What you need to do:
Begin at the top of the records below and return each line exactly through the line with "const rows = ageGroups.map((g, i)". Skip pictures.

Supplied data:

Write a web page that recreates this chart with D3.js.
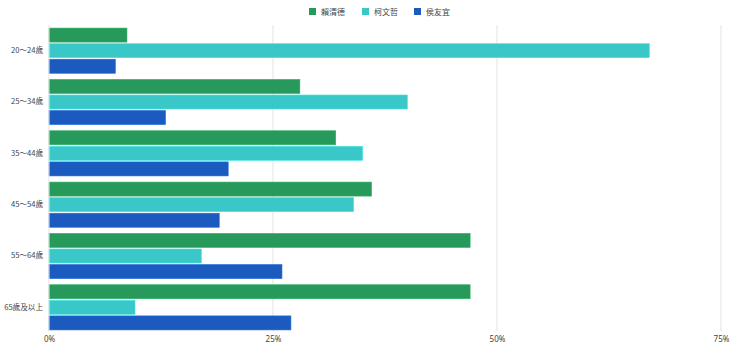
<!DOCTYPE html>
<html>
<head>
<meta charset="utf-8">
<script src="https://cdn.jsdelivr.net/npm/d3@7"></script>
<style>
  html, body { margin: 0; padding: 0; background: #fff; }
  svg { display: block; font-family: "Noto Sans CJK TC", "Noto Sans", sans-serif; }
</style>
</head>
<body>
<svg id="chart" width="740" height="349"></svg>
<script>
// Age groups and vote share (%) for each candidate
const ageGroups = ["20～24歲", "25～34歲", "35～44歲", "45～54歲", "55～64歲", "65歲及以上"];
const candidates = ["賴清德", "柯文哲", "侯友宜"];
const laiShare = [8.7, 28, 32, 36, 47, 47];
const koShare  = [67, 40, 35, 34, 17, 9.6];
const houShare = [7.4, 13, 20, 19, 26, 27];
const xTicks = [0, 25, 50, 75];
const colors = ["#27995a", "#3ac7c7", "#1b5bbf"];

const series = [laiShare, koShare, houShare];
const rows = ageGroups.map((g, i) => ({ group: g, values: series.map(s => s[i]) }));

const svg = d3.select("#chart");
const margin = { top: 25, right: 19, bottom: 16, left: 49 };
const W = 740, H = 349;

const x = d3.scaleLinear().domain([0, 75]).range([margin.left, W - margin.right]);
const y0 = d3.scaleBand().domain(ageGroups).range([margin.top, H - margin.bottom]).paddingInner(0.12).paddingOuter(0.06);
const y1 = d3.scaleBand().domain(candidates).range([0, y0.bandwidth()]).paddingInner(0.1);

// vertical gridlines
svg.append("g")
  .selectAll("line")
  .data(xTicks.filter(t => t > 0))
  .join("line")
  .attr("x1", d => x(d)).attr("x2", d => x(d))
  .attr("y1", margin.top).attr("y2", H - margin.bottom - 2)
  .attr("stroke", "#e3e3e3").attr("stroke-width", 1);

// bars
const groups = svg.append("g")
  .selectAll("g")
  .data(rows)
  .join("g")
  .attr("transform", d => `translate(0,${y0(d.group)})`);

groups.selectAll("rect")
  .data(d => d.values.map((v, j) => ({ name: candidates[j], v, j })))
  .join("rect")
  .attr("x", x(0))
  .attr("y", d => y1(d.name))
  .attr("width", d => x(d.v) - x(0))
  .attr("height", y1.bandwidth())
  .attr("fill", d => colors[d.j])
  .attr("stroke", d => d3.color(colors[d.j]).brighter(0.4))
  .attr("stroke-width", 0.6);

// baseline
svg.append("line")
  .attr("x1", x(0)).attr("x2", x(0))
  .attr("y1", margin.top).attr("y2", H - margin.bottom - 2)
  .attr("stroke", "#e3e3e3");

// y axis labels
const yAxis = d3.axisLeft(y0).tickSize(0).tickPadding(6);
svg.append("g")
  .attr("transform", `translate(${x(0)},0)`)
  .call(yAxis)
  .call(g => g.select(".domain").remove())
  .selectAll("text")
  .attr("font-size", 7.6)
  .attr("fill", "#444")
  .attr("font-family", "'Noto Sans CJK TC', sans-serif");

// x axis labels
const xAxis = d3.axisBottom(x).tickValues(xTicks).tickFormat(d => d + "%").tickSize(0).tickPadding(0);
svg.append("g")
  .attr("transform", `translate(0,${H - 13})`)
  .call(xAxis)
  .call(g => g.select(".domain").remove())
  .selectAll("text")
  .attr("font-size", 8)
  .attr("fill", "#444")
  .attr("font-family", "'Noto Sans', sans-serif");

// legend
const legendX = [309, 362, 414];
const legend = svg.append("g")
  .selectAll("g")
  .data(candidates)
  .join("g")
  .attr("transform", (d, i) => `translate(${legendX[i]},8)`);
legend.append("rect")
  .attr("width", 7).attr("height", 7)
  .attr("fill", (d, i) => colors[i]);
legend.append("text")
  .attr("x", 12).attr("y", 6.5)
  .attr("font-size", 8)
  .attr("fill", "#444")
  .text(d => d);
</script>
</body>
</html>
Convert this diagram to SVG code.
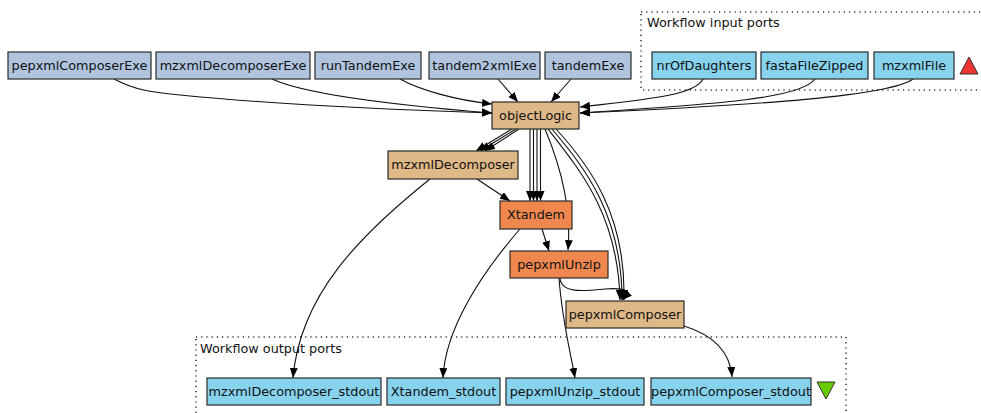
<svg xmlns="http://www.w3.org/2000/svg" width="981" height="413" viewBox="0 0 981 413">
  <style>
    text { font-family: "DejaVu Sans", "Noto Sans", sans-serif; font-size: 12.8px; fill: #111; }
    .node rect { stroke: #2a2a2a; stroke-width: 1.2; }
    .exe rect { fill: #b0c4de; }
    .port rect { fill: #87d3ee; }
    .bean rect { fill: #deb887; }
    .tool rect { fill: #f0874f; }
    .cluster { fill: none; stroke: #333; stroke-width: 1.6; stroke-dasharray: 1.2 4; }
    #edges path { fill: none; stroke: #111; stroke-width: 1.1; marker-end: url(#arrow); }
  </style>
  <defs>
    <marker id="arrow" markerUnits="userSpaceOnUse" markerWidth="11" markerHeight="9" refX="10" refY="4" orient="auto">
      <path d="M0,0 L10,4 L0,8 z" fill="#000"/>
    </marker>
  </defs>
  <rect width="981" height="413" fill="#fff"/>

  <!-- clusters -->
  <g id="cluster_inputs">
    <rect class="cluster" x="641" y="12" width="350" height="78"/>
    <text x="647" y="27">Workflow input ports</text>
  </g>
  <g id="cluster_outputs">
    <rect class="cluster" x="196" y="337" width="650" height="90"/>
    <text x="200" y="353">Workflow output ports</text>
  </g>

  <!-- connectors -->
  <g id="edges">
    <path d="M114,79 C135,90 150,92 180,95 C280,105 400,110 492,113"/>
    <path d="M272,79 C300,92 380,104 492,113"/>
    <path d="M400,79 C420,90 455,100 492,104"/>
    <path d="M498,79 L518,102"/>
    <path d="M571,79 L551,102"/>
    <path d="M703,79 C695,96 640,100 580,107"/>
    <path d="M815,79 C800,100 700,105 580,113"/>
    <path d="M913,79 C890,96 760,105 580,113"/>
    <path d="M512,129 L476,151"/>
    <path d="M516,129 L480,151"/>
    <path d="M519,129 L485,151"/>
    <path d="M530,129 L530,201"/>
    <path d="M533.5,129 L533.5,201"/>
    <path d="M537,129 L537,201"/>
    <path d="M540.5,129 L540.5,201"/>
    <path d="M545,129 C558,160 572,205 568,250"/>
    <path d="M548,129 C580,170 618,215 620,300"/>
    <path d="M552,129 C585,168 622,215 622,300"/>
    <path d="M556,129 C590,166 626,215 624,300"/>
    <path d="M560,278 C561,294 585,291 605,289 C618,288 630,289 628,295 C627,298 624,298 622,300"/>
    <path d="M542,229 L549,251"/>
    <path d="M477,179 L510,201"/>
    <path d="M430,179 C360,235 300,295 293,378"/>
    <path d="M520,229 C480,275 445,330 443,378"/>
    <path d="M559,278 C562,320 570,350 575,378"/>
    <path d="M684,326 C710,334 730,350 732,377"/>
  </g>

  <!-- executable inputs -->
  <g id="pepxmlComposerExe" class="node exe"><rect x="8" y="52" width="143" height="27"/><text x="79.5" y="70" text-anchor="middle">pepxmlComposerExe</text></g>
  <g id="mzxmlDecomposerExe" class="node exe"><rect x="156" y="52" width="154" height="27"/><text x="233" y="70" text-anchor="middle">mzxmlDecomposerExe</text></g>
  <g id="runTandemExe" class="node exe"><rect x="315" y="52" width="106" height="27"/><text x="368" y="70" text-anchor="middle">runTandemExe</text></g>
  <g id="tandem2xmlExe" class="node exe"><rect x="429" y="52" width="111" height="27"/><text x="484.5" y="70" text-anchor="middle">tandem2xmlExe</text></g>
  <g id="tandemExe" class="node exe"><rect x="545" y="52" width="86" height="27"/><text x="588" y="70" text-anchor="middle">tandemExe</text></g>

  <!-- workflow inputs -->
  <g id="nrOfDaughters" class="node port"><rect x="652" y="52" width="104" height="27"/><text x="704" y="70" text-anchor="middle">nrOfDaughters</text></g>
  <g id="fastaFileZipped" class="node port"><rect x="761" y="52" width="107" height="27"/><text x="814.5" y="70" text-anchor="middle">fastaFileZipped</text></g>
  <g id="mzxmlFile" class="node port"><rect x="874" y="52" width="80" height="27"/><text x="914" y="70" text-anchor="middle">mzxmlFile</text></g>
  <g id="inputs_marker"><polygon points="969,57 978,74 960,74" fill="#ee3333" stroke="#333" stroke-width="1"/></g>

  <!-- processors -->
  <g id="objectLogic" class="node bean"><rect x="492" y="102" width="87" height="27"/><text x="535.5" y="120" text-anchor="middle">objectLogic</text></g>
  <g id="mzxmlDecomposer" class="node bean"><rect x="388" y="151" width="130" height="28"/><text x="453" y="169" text-anchor="middle">mzxmlDecomposer</text></g>
  <g id="Xtandem" class="node tool"><rect x="500" y="201" width="72" height="28"/><text x="536" y="219" text-anchor="middle">Xtandem</text></g>
  <g id="pepxmlUnzip" class="node tool"><rect x="510" y="251" width="98" height="27"/><text x="559" y="269" text-anchor="middle">pepxmlUnzip</text></g>
  <g id="pepxmlComposer" class="node bean"><rect x="566" y="301" width="118" height="27"/><text x="625" y="319" text-anchor="middle">pepxmlComposer</text></g>

  <!-- workflow outputs -->
  <g id="mzxmlDecomposer_stdout" class="node port"><rect x="207" y="378" width="174" height="27"/><text x="294" y="396" text-anchor="middle">mzxmlDecomposer_stdout</text></g>
  <g id="Xtandem_stdout" class="node port"><rect x="387" y="378" width="113" height="27"/><text x="443.5" y="396" text-anchor="middle">Xtandem_stdout</text></g>
  <g id="pepxmlUnzip_stdout" class="node port"><rect x="506" y="378" width="138" height="27"/><text x="575" y="396" text-anchor="middle">pepxmlUnzip_stdout</text></g>
  <g id="pepxmlComposer_stdout" class="node port"><rect x="651" y="378" width="160" height="27"/><text x="731" y="396" text-anchor="middle">pepxmlComposer_stdout</text></g>
  <g id="outputs_marker"><polygon points="817,382 835,382 826,399" fill="#66cc00" stroke="#333" stroke-width="1"/></g>
</svg>
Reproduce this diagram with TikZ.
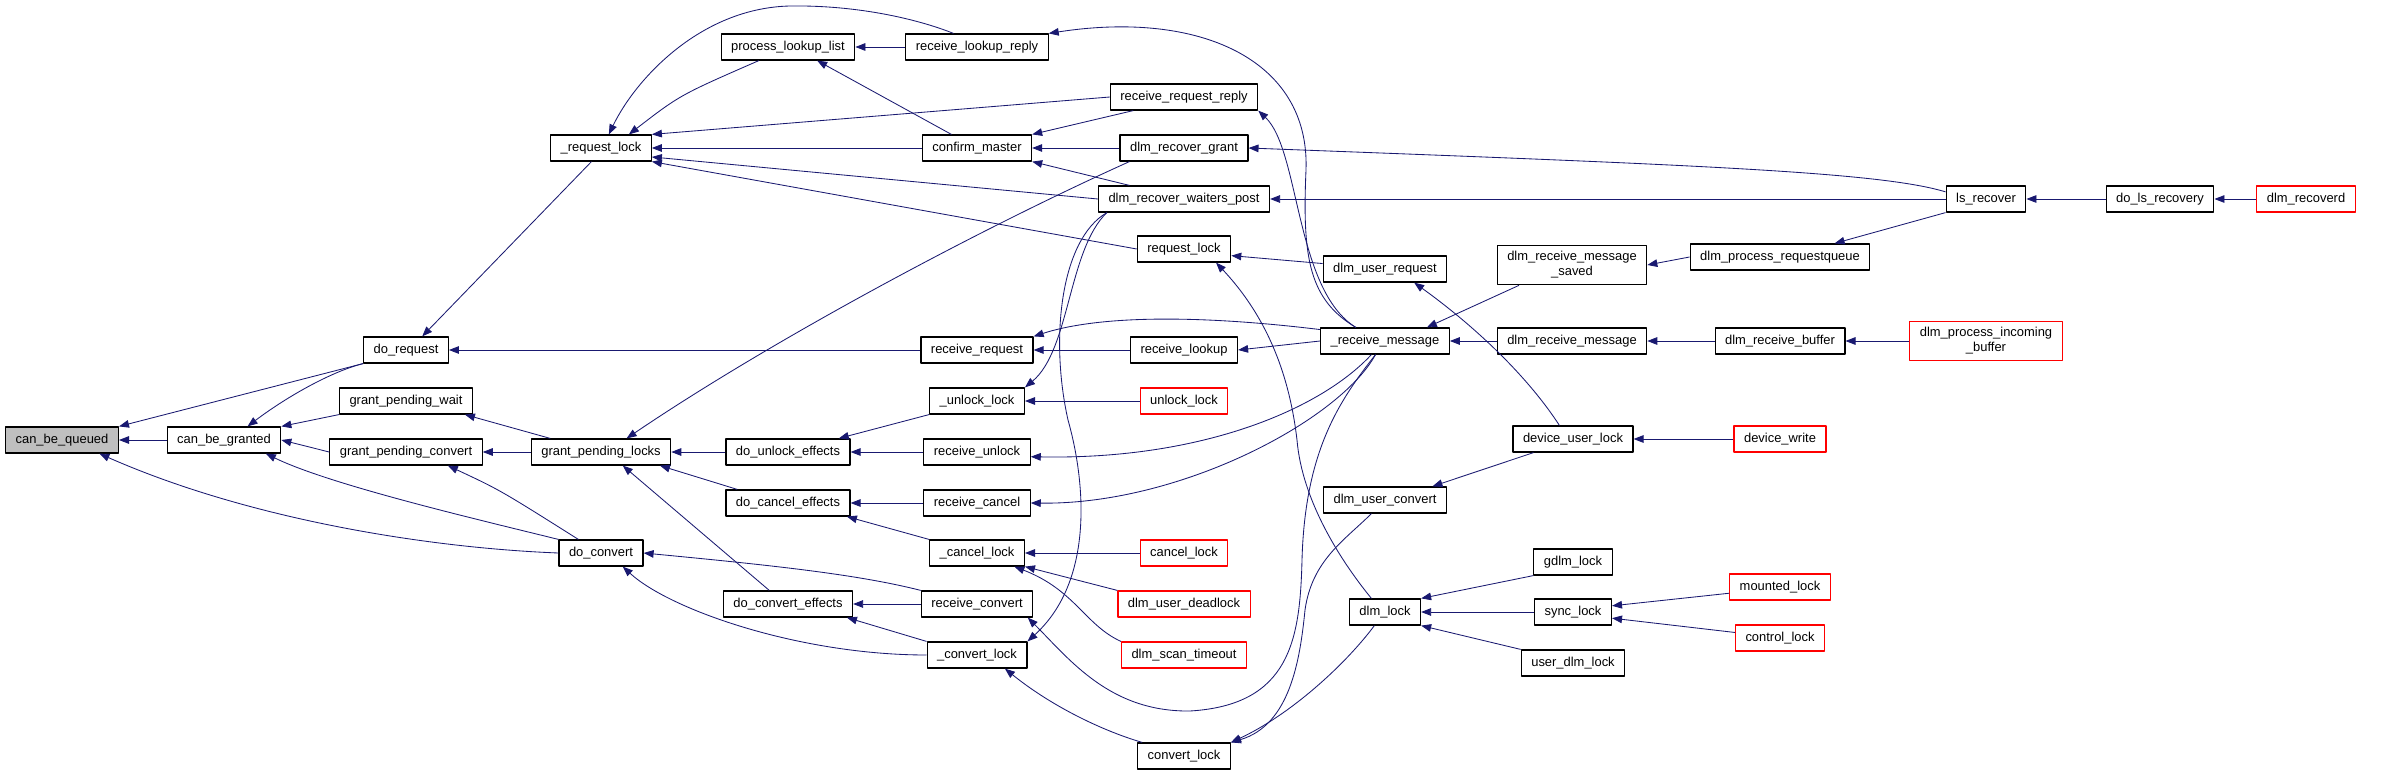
\documentclass[tikz,border=0pt]{standalone}
\usepackage{fontspec}
\setmainfont{Liberation Sans}
\usetikzlibrary{arrows.meta}
\definecolor{edgeblue}{HTML}{191970}
\definecolor{rootgray}{HTML}{BFBFBF}
\begin{document}
\begin{tikzpicture}[x=0.025cm, y=-0.025cm, line join=round,
    func/.style={draw=black, line width=0.85pt, fill=white, rectangle,
      minimum height=0.65cm, inner xsep=0.25cm, inner ysep=3pt,
      font=\fontsize{9.2}{10.6}\selectfont},
    funcred/.style={func, draw=red},
    twoline/.style={align=center, inner ysep=4.5pt},
    call/.style={draw=edgeblue, line width=0.6pt, {Triangle[length=0.25cm, width=0.19cm]}-}]
    \useasboundingbox (0,0) rectangle (2395,775);

    \node[func, fill=rootgray] (cbq) at (62,440) {can\_be\_queued};
    \node[func] (cbg) at (224,440) {can\_be\_granted};
    \node[func] (dreq) at (406,350) {do\_request};
    \node[func] (gpw) at (406,401) {grant\_pending\_wait};
    \node[func] (gpc) at (406,452) {grant\_pending\_convert};
    \node[func] (rlock) at (601,148) {\_request\_lock};
    \node[func] (gpl) at (601,452) {grant\_pending\_locks};
    \node[func] (dconv) at (601,553) {do\_convert};
    \node[func] (pll) at (788,47) {process\_lookup\_list};
    \node[func] (due) at (788,452) {do\_unlock\_effects};
    \node[func] (dce) at (788,503) {do\_cancel\_effects};
    \node[func] (dcve) at (788,604) {do\_convert\_effects};
    \node[func] (rlr) at (977,47) {receive\_lookup\_reply};
    \node[func] (cm) at (977,148) {confirm\_master};
    \node[func] (rreq) at (977,350) {receive\_request};
    \node[func] (ulk) at (977,401) {\_unlock\_lock};
    \node[func] (runl) at (977,452) {receive\_unlock};
    \node[func] (rcan) at (977,503) {receive\_cancel};
    \node[func] (clk) at (977,553) {\_cancel\_lock};
    \node[func] (rconv) at (977,604) {receive\_convert};
    \node[func] (cvl) at (977,655) {\_convert\_lock};
    \node[func] (rrr) at (1184,97) {receive\_request\_reply};
    \node[func] (drg) at (1184,148) {dlm\_recover\_grant};
    \node[func] (drwp) at (1184,199) {dlm\_recover\_waiters\_post};
    \node[func] (rql) at (1184,249) {request\_lock};
    \node[func] (rlook) at (1184,350) {receive\_lookup};
    \node[funcred] (unl) at (1184,401) {unlock\_lock};
    \node[funcred] (cl) at (1184,553) {cancel\_lock};
    \node[funcred] (dud) at (1184,604) {dlm\_user\_deadlock};
    \node[funcred] (dst) at (1184,655) {dlm\_scan\_timeout};
    \node[func] (cnvl) at (1184,756) {convert\_lock};
    \node[func] (dur) at (1385,269) {dlm\_user\_request};
    \node[func] (rmsg) at (1385,341) {\_receive\_message};
    \node[func] (duc) at (1385,500) {dlm\_user\_convert};
    \node[func] (dlk) at (1385,612) {dlm\_lock};
    \node[func, twoline] (drms) at (1572,265) {dlm\_receive\_message\\\_saved};
    \node[func] (drm) at (1572,341) {dlm\_receive\_message};
    \node[func] (dul) at (1573,439) {device\_user\_lock};
    \node[func] (gdlm) at (1573,562) {gdlm\_lock};
    \node[func] (sync) at (1573,612) {sync\_lock};
    \node[func] (udl) at (1573,663) {user\_dlm\_lock};
    \node[func] (dprq) at (1780,257) {dlm\_process\_requestqueue};
    \node[func] (drb) at (1780,341) {dlm\_receive\_buffer};
    \node[funcred] (dw) at (1780,439) {device\_write};
    \node[funcred] (mnt) at (1780,587) {mounted\_lock};
    \node[funcred] (ctl) at (1780,638) {control\_lock};
    \node[func] (ls) at (1986,199) {ls\_recover};
    \node[funcred, twoline] (dpib) at (1986,341) {dlm\_process\_incoming\\\_buffer};
    \node[func] (dlr) at (2160,199) {do\_ls\_recovery};
    \node[funcred] (drcd) at (2306,199) {dlm\_recoverd};

    % callers, arrow on the callee
    \draw[call] (cbq.east) -- (cbg.west);
    \draw[call] (cbq.north east) -- (dreq.south west);
    \draw[call] (cbq.-20) .. controls (250,520) and (430,548) .. (dconv.west);
    \draw[call] (cbg.30) .. controls (285,398) and (330,372) .. (dreq.south west);
    \draw[call] (cbg.north east) -- (gpw.south west);
    \draw[call] (cbg.east) -- (gpc.west);
    \draw[call] (cbg.-18) .. controls (330,485) and (480,520) .. (dconv.north west);
    \draw[call] (dreq.40) -- (rlock.-125);
    \draw[call] (dreq.east) -- (rreq.west);
    \draw[call] (gpw.-13) -- (gpl.165);
    \draw[call] (gpc.east) -- (gpl.west);
    \draw[call] (gpc.-18) .. controls (500,490) .. (dconv.149);

    \draw[call] (rlock.60) .. controls (635,80) and (700,8) .. (790,6) .. controls (860,5) and (920,20) .. (rlr.150);
    \draw[call] (rlock.26) .. controls (680,95) .. (pll.-155);
    \draw[call] (rlock.north east) -- (rrr.west);
    \draw[call] (rlock.east) -- (cm.west);
    \draw[call] (rlock.-10) -- (drwp.west);
    \draw[call] (rlock.south east) -- (rql.west);
    \draw[call] (gpl.28) .. controls (775,338) and (982,228) .. (drg.-166);
    \draw[call] (gpl.east) -- (due.west);
    \draw[call] (gpl.-13) -- (dce.165);
    \draw[call] (gpl.-32) -- (dcve.144);
    \draw[call] (dconv.east) .. controls (780,566) and (860,575) .. (rconv.north west);
    \draw[call] (dconv.-32) .. controls (670,610) and (800,655) .. (cvl.west);

    \draw[call] (pll.east) -- (rlr.west);
    \draw[call] (pll.-25) -- (cm.152);
    \draw[call] (due.15) -- (ulk.south west);
    \draw[call] (due.east) -- (runl.west);
    \draw[call] (dce.east) -- (rcan.west);
    \draw[call] (dce.-13) -- (clk.north west);
    \draw[call] (dcve.east) -- (rconv.west);
    \draw[call] (dcve.-13) -- (cvl.north west);

    \draw[call] (rlr.north east) .. controls (1200,10) and (1310,60) .. (1306,170) .. controls (1302,260) and (1310,300) .. (rmsg.155);
    \draw[call] (cm.north east) -- (rrr.-165);
    \draw[call] (cm.east) -- (drg.west);
    \draw[call] (cm.south east) -- (drwp.166);
    \draw[call] (rreq.north east) .. controls (1100,315) and (1200,315) .. (rmsg.170);
    \draw[call] (rreq.east) -- (rlook.west);
    \draw[call] (ulk.north east) .. controls (1070,350) and (1068,250) .. (drwp.-170);
    \draw[call] (ulk.east) -- (unl.west);
    \draw[call] (runl.-5) .. controls (1200,460) and (1320,410) .. (rmsg.-135);
    \draw[call] (rcan.east) .. controls (1180,505) and (1340,420) .. (rmsg.-125);
    \draw[call] (clk.east) -- (cl.west);
    \draw[call] (clk.south east) -- (dud.north west);
    \draw[call] (clk.-20) .. controls (1075,590) and (1085,625) .. (dst.north west);
    \draw[call] (rconv.-15) .. controls (1070,660) and (1110,712) .. (1190,711) .. controls (1290,705) and (1300,640) .. (1302,560) .. controls (1305,450) and (1340,400) .. (rmsg.-125);
    \draw[call] (cvl.north east) .. controls (1095,580) and (1085,480) .. (1068,420) .. controls (1050,340) and (1060,240) .. (drwp.-170);
    \draw[call] (cvl.-26) .. controls (1050,705) and (1100,730) .. (cnvl.162);

    \draw[call] (rrr.south east) .. controls (1300,150) and (1295,290) .. (rmsg.155);
    \draw[call] (drg.east) .. controls (1700,165) and (1880,172) .. (ls.170);
    \draw[call] (drwp.east) -- (ls.west);
    \draw[call] (rql.-8) -- (dur.175);
    \draw[call] (rql.-23) .. controls (1270,320) and (1290,380) .. (1297,440) .. controls (1302,500) and (1340,560) .. (dlk.135);
    \draw[call] (rlook.east) -- (rmsg.west);
    \draw[call] (cnvl.north east) .. controls (1290,725) and (1300,660) .. (1305,610) .. controls (1312,560) and (1345,540) .. (duc.-135);
    \draw[call] (cnvl.north east) .. controls (1290,715) and (1345,665) .. (dlk.-128);

    \draw[call] (dur.-25) .. controls (1480,330) and (1530,380) .. (dul.135);
    \draw[call] (rmsg.18) -- (drms.-159);
    \draw[call] (rmsg.east) -- (drm.west);
    \draw[call] (duc.16) -- (dul.-161);
    \draw[call] (dlk.north east) -- (gdlm.south west);
    \draw[call] (dlk.east) -- (sync.west);
    \draw[call] (dlk.south east) -- (udl.north west);

    \draw[call] (drms.east) -- (dprq.west);
    \draw[call] (drm.east) -- (drb.west);
    \draw[call] (dul.east) -- (dw.west);
    \draw[call] (sync.9) -- (mnt.-173);
    \draw[call] (sync.-9) -- (ctl.173);
    \draw[call] (dprq.14) -- (ls.south west);
    \draw[call] (drb.east) -- (dpib.west);
    \draw[call] (ls.east) -- (dlr.west);
    \draw[call] (dlr.east) -- (drcd.west);
\end{tikzpicture}
\end{document}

The completed task:
Write a web page that recreates this chart with D3.js.
<!DOCTYPE html>
<html>
<head>
<meta charset="utf-8">
<script src="https://cdn.jsdelivr.net/npm/d3@7"></script>
<style>
  html, body { margin: 0; padding: 0; background: #fff; }
  svg { display: block; font-family: "Noto Sans CJK TC", "Noto Sans", sans-serif; }
</style>
</head>
<body>
<svg id="chart" width="740" height="349"></svg>
<script>
// Age groups and vote share (%) for each candidate
const ageGroups = ["20～24歲", "25～34歲", "35～44歲", "45～54歲", "55～64歲", "65歲及以上"];
const candidates = ["賴清德", "柯文哲", "侯友宜"];
const laiShare = [8.7, 28, 32, 36, 47, 47];
const koShare  = [67, 40, 35, 34, 17, 9.6];
const houShare = [7.4, 13, 20, 19, 26, 27];
const xTicks = [0, 25, 50, 75];
const colors = ["#27995a", "#3ac7c7", "#1b5bbf"];

const series = [laiShare, koShare, houShare];
const rows = ageGroups.map((g, i) => ({ group: g, values: series.map(s => s[i]) }));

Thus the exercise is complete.